Hypertension and pregnancy: Essential guidelines for expectant mothers to manage high blood pressure

A very important health condition, which is the leading cause of maternal and perinatal morbidity and mortality in India, is hypertension or a high blood pressure during pregnancy that presents in a variety of scenarios and needs careful diagnosis and targeted treatment to achieve a good pregnancy outcome. Commonly, gestational hypertension or PIH (Pregnancy induced hypertension) is defined as high blood pressure only during pregnancy but that can be very risky for both the mother and her baby.

In an interview with HT Lifestyle, Dr Sushruta Mokadam, Consultant Obstetrician at Motherhood Hospital in Pune's Kharadi, shared, “Unmonitored high blood pressure can also invite various complications for the mother even after delivery. Mothers may encounter problems such as preeclampsia, eclampsia, ( convulsions) , stroke, and placental abruption (placenta getting separated from the wall of the uterus) during the course of the second and third trimesters. These are emergencies handled by immediate admission and delivery. Babies can have low birth weight and prematurity. Hence, a treating doctor must be alert and must devise a treatment plan for the pregnant woman to ensure successful delivery.”

She highlighted that hypertension before, during and after pregnancy falls in the following categories -

Chronic Hypertension: When a woman has pre-existing hypertension and gets pregnant, she is already on anti- hypertensive medicines, which need to be changed to pregnancy - friendly medicines as some antihypertensives are not safe for the baby. Hence measuring BP at the first visit is very important to establish this condition, especially in elderly patients. Some may be unaware of their condition until their first prenatal visit with their doctor, as high blood pressure doesn’t have any symptoms, making it hard to detect. Once diagnosed, counseling is important about the complications such as preeclampsia, premature birth, and low birth weight.
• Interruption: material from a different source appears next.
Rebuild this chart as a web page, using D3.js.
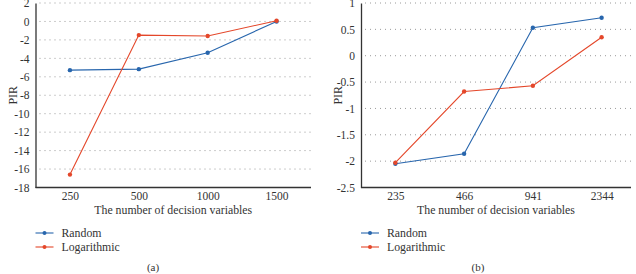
<!DOCTYPE html>
<html lang="en">
<head>
  <meta charset="UTF-8">
  <title>PIR vs number of decision variables</title>
  <style>
    body { margin: 0; background: #fff; }
  </style>
</head>
<body>
  <script src="https://d3js.org/d3.v7.min.js"></script>
  <script>
    const SVGWIDTH = 636;
    const SVGHEIGHT = 274;
    const BLUE = '#2866ad';
    const RED = '#e4472a';
    const FONT = '"Liberation Serif", serif';

    // panel (a)
    const catsA = ['250', '500', '1000', '1500'];
    const randomA = [-5.28, -5.17, -3.4, 0.0];
    const logA = [-16.6, -1.48, -1.58, 0.08];
    const ticksA = [2, 0, -2, -4, -6, -8, -10, -12, -14, -16, -18];

    // panel (b)
    const catsB = ['235', '466', '941', '2344'];
    const randomB = [-2.05, -1.86, 0.53, 0.72];
    const logB = [-2.03, -0.68, -0.57, 0.35];
    const ticksB = [1, 0.5, 0, -0.5, -1, -1.5, -2, -2.5];

    const seriesNames = ['Random', 'Logarithmic'];

    const svg = d3.select('body').append('svg')
      .attr('width', SVGWIDTH)
      .attr('height', SVGHEIGHT);

    function drawPanel(opts) {
      const g = svg.append('g');
      const top = 3, bottom = 187.5;

      const xScale = d3.scalePoint()
        .domain(opts.cats)
        .range([opts.left, opts.right])
        .padding(0.5);

      const yScale = d3.scaleLinear()
        .domain(opts.domain)
        .range([bottom, top]);

      // dotted grid
      g.selectAll('.grid')
        .data(opts.ticks.filter(t => t !== opts.domain[0]))
        .enter().append('line')
        .attr('x1', opts.left + 4)
        .attr('x2', opts.gridEnd)
        .attr('y1', d => yScale(d))
        .attr('y2', d => yScale(d))
        .attr('stroke', '#9a9a9a')
        .attr('stroke-width', 1)
        .attr('stroke-dasharray', '1,4');

      // y axis
      const yAxis = d3.axisLeft(yScale).tickValues(opts.ticks).tickSize(0).tickPadding(6)
        .tickFormat(d => String(d));
      const yG = g.append('g').attr('transform', `translate(${opts.left},0)`).call(yAxis);
      yG.select('.domain').attr('stroke', '#333').attr('stroke-width', 1.3);
      yG.selectAll('text').attr('font-size', 11.5).attr('fill', '#333').style('font-family', FONT);

      // x axis
      const xAxis = d3.axisBottom(xScale).tickSize(0).tickPadding(4);
      const xG = g.append('g').attr('transform', `translate(0,${bottom})`).call(xAxis);
      xG.select('.domain').attr('d', `M${opts.left},0H${opts.gridEnd}`)
        .attr('stroke', '#333').attr('stroke-width', 1.3);
      xG.selectAll('text').attr('font-size', 11.5).attr('fill', '#333').style('font-family', FONT);

      // axis titles
      g.append('text')
        .attr('transform', `translate(${opts.left - 19},${(top + bottom) / 2}) rotate(-90)`)
        .attr('text-anchor', 'middle')
        .attr('font-size', 12)
        .attr('fill', '#333')
        .style('font-family', FONT)
        .text('PIR');

      g.append('text')
        .attr('x', (opts.left + opts.axisEnd) / 2)
        .attr('y', 214)
        .attr('text-anchor', 'middle')
        .attr('font-size', 11.8)
        .attr('fill', '#333')
        .style('font-family', FONT)
        .text('The number of decision variables');

      // lines
      const line = d3.line()
        .x((d, i) => xScale(opts.cats[i]))
        .y(d => yScale(d));

      const series = [
        { name: seriesNames[0], values: opts.random, color: BLUE },
        { name: seriesNames[1], values: opts.log, color: RED }
      ];

      series.forEach(s => {
        g.append('path')
          .datum(s.values)
          .attr('d', line)
          .attr('fill', 'none')
          .attr('stroke', s.color)
          .attr('stroke-width', 1.1);
        g.selectAll(null)
          .data(s.values)
          .enter().append('circle')
          .attr('cx', (d, i) => xScale(opts.cats[i]))
          .attr('cy', d => yScale(d))
          .attr('r', 2.2)
          .attr('fill', s.color);
      });

      // legend
      series.forEach((s, i) => {
        const ly = 233 + i * 14;
        g.append('line')
          .attr('x1', opts.left).attr('x2', opts.left + 18)
          .attr('y1', ly).attr('y2', ly)
          .attr('stroke', s.color).attr('stroke-width', 1.1);
        g.append('circle')
          .attr('cx', opts.left + 9).attr('cy', ly).attr('r', 2)
          .attr('fill', s.color);
        g.append('text')
          .attr('x', opts.left + 26)
          .attr('y', ly + 4)
          .attr('font-size', 11.8)
          .attr('fill', '#333')
          .style('font-family', FONT)
          .text(s.name);
      });

      g.append('text')
        .attr('x', opts.labelX)
        .attr('y', 271)
        .attr('text-anchor', 'middle')
        .attr('font-size', 11)
        .attr('fill', '#333')
        .style('font-family', FONT)
        .text(opts.label);
    }

    drawPanel({
      cats: catsA, random: randomA, log: logA, ticks: ticksA,
      domain: [-18, 2], left: 35.5, right: 311, axisEnd: 311, gridEnd: 311,
      labelX: 153, label: '(a)'
    });

    drawPanel({
      cats: catsB, random: randomB, log: logB, ticks: ticksB,
      domain: [-2.5, 1], left: 361, right: 636, axisEnd: 631, gridEnd: 631,
      labelX: 478, label: '(b)'
    });
  </script>
</body>
</html>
Gestational Hypertension: When an apparently healthy pregnant woman developed high blood pressure for the first time after the 20th week of pregnancy, it is called gestational hypertension, i.e. hypertension due to her pregnant state. This arises from changes in the placenta and is a worsening condition which is relieved only by delivery. If blood pressure is more than 130/90 mmHg, it is considered gestational hypertension.

Preeclampsia/Eclampsia: Preeclampsia is an exacerbated gestational hypertension with additional swelling of tissues , especially feet, and protein in the urine. These are ominous signs to suggest multi organ involvement, namely kidneys and liver and risk of mishaps, such as hemorrhage and seizures and even intrauterine death of the foetus.Those women known to have chronic hypertension can also develop preeclampsia. The signs of this condition include lingering headaches, blurred vision, nausea, vomiting, sudden weight gain, and breathing problems. Eclampsia is the catastrophic outcome of untreated preeclampsia when the patient has seizures, loss of consciousness, and fetal compromise.

Tips for managing high blood pressure before, during, and after pregnancy

Dr Sushruta Mokadam advised, “Before planning pregnancy, discuss with your doctor about any additional health problems, presence of family history of hypertension and start medication with an appropriate treatment plan. Particular attention to diet and treatment of underlying disorders such as deficiency of folates, Vit B12, Vit D3, thyroid hormone, sugar control and protein supplements should be considered. During pregnancy, women should opt for prenatal care without fail. They should follow guidelines given by the doctor to maintain a healthy weight by eating a well-balanced diet and exercising under the guidance of a certified expert.”

She recommended, “Pregnant women should monitor their blood pressure at home or in a clinical setting as suggested by the doctor. Eating packaged or processed food containing high amounts of sodium and preservatives which is harmful for the health of the mother and the baby should be curtailed. At least 8 hours of sound sleep at night is essential to relieve stress and allow for fetal growth. Regular blood tests to monitor crucial components of a mother's well being and some tests done early at 12 weeks even predict whether the patient can develop hypertension and low dose aspirin tablets are prescribed to such women at risk. Following the prescription to the T is very important.”

Thus, staying vigilant and improving quality of life by adhering to these foolproof tips will go a long way in avoiding problems and ensuring a healthy mother and baby.